Work instructions
Among the entries below, find the lines with "this" and copy them.

Materials provided
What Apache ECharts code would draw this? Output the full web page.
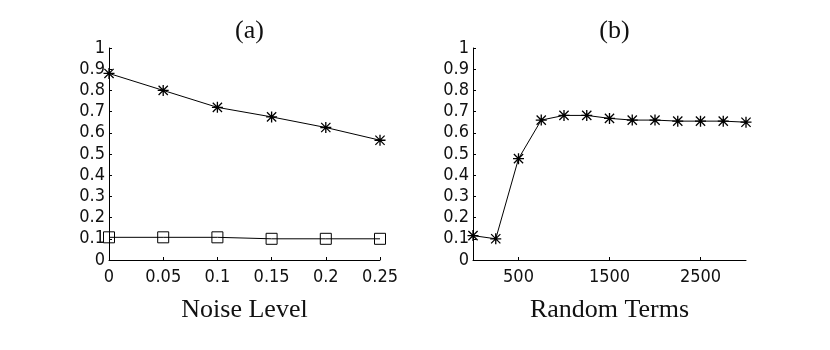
==
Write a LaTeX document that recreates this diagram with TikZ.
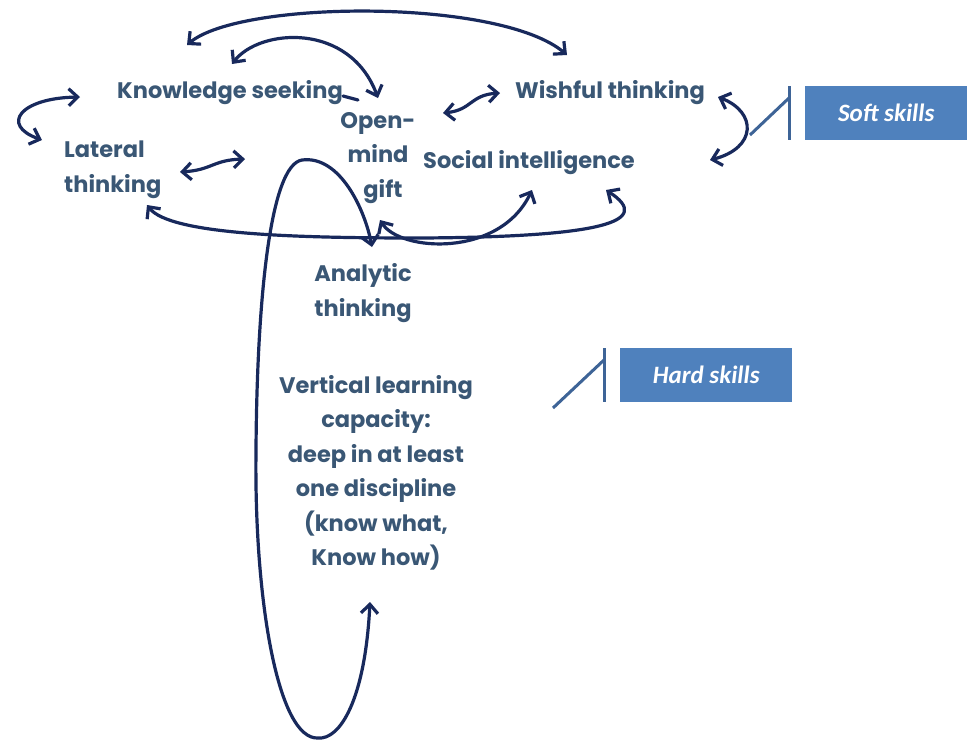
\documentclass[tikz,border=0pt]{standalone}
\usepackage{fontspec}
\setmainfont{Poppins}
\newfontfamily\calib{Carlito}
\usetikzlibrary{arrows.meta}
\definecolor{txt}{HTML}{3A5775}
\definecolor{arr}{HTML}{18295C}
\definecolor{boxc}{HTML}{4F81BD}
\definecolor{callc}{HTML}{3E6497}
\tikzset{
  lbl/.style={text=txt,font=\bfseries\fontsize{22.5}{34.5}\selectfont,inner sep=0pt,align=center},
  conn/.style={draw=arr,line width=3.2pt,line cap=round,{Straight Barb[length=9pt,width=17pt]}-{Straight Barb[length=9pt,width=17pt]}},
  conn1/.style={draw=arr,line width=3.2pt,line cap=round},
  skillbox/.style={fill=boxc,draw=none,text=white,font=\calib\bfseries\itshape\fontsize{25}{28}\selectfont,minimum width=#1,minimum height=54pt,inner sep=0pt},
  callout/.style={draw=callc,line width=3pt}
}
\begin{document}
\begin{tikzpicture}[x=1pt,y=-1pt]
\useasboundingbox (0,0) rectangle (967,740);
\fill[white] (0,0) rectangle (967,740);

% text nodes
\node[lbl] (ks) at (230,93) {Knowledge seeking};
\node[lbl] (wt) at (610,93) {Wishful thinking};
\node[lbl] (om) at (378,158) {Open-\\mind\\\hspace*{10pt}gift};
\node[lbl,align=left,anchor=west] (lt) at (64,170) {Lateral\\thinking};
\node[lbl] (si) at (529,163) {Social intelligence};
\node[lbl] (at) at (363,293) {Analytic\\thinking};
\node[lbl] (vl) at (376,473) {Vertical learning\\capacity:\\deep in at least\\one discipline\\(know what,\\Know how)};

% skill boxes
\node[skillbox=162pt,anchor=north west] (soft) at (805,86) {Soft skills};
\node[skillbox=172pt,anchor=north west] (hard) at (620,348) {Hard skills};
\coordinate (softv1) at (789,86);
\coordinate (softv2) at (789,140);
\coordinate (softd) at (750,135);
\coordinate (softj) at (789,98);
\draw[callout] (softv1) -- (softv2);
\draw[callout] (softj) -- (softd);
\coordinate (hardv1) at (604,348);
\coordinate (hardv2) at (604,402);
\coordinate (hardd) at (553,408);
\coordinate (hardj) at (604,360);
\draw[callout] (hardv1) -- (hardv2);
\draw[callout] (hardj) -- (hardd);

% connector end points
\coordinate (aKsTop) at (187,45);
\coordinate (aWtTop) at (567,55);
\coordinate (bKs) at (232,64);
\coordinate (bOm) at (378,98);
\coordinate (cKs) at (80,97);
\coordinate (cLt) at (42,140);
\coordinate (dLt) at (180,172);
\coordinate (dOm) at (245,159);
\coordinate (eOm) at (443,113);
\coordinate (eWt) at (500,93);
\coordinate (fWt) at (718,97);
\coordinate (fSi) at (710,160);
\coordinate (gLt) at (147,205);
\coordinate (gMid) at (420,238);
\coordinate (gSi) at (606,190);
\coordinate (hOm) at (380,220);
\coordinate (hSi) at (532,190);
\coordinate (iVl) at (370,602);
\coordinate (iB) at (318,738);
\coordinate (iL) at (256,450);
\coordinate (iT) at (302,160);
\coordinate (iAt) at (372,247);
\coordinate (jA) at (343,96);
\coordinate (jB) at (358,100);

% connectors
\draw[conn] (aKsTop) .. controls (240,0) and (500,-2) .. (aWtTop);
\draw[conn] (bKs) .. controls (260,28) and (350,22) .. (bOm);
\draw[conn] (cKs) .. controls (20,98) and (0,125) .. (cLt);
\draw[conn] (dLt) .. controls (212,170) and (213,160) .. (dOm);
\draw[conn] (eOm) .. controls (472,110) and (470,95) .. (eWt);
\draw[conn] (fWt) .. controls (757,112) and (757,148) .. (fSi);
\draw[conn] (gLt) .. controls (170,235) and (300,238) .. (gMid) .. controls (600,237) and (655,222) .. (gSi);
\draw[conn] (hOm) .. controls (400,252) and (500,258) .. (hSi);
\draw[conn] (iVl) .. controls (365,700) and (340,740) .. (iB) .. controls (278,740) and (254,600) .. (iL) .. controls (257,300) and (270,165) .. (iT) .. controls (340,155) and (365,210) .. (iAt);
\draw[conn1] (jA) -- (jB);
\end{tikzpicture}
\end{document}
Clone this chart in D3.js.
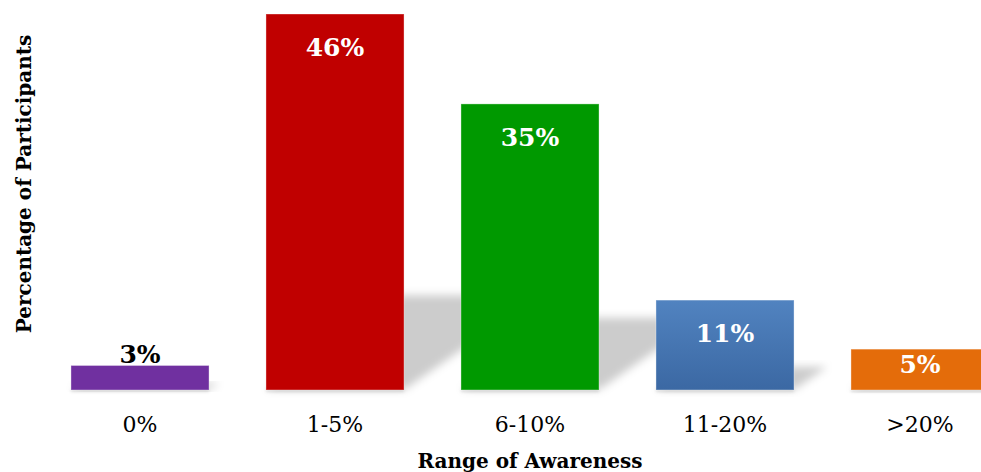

Solution below
What Apache ECharts code would draw this? Output the full web page.
Write a LaTeX document that recreates this diagram with TikZ.
Clone this chart in D3.js.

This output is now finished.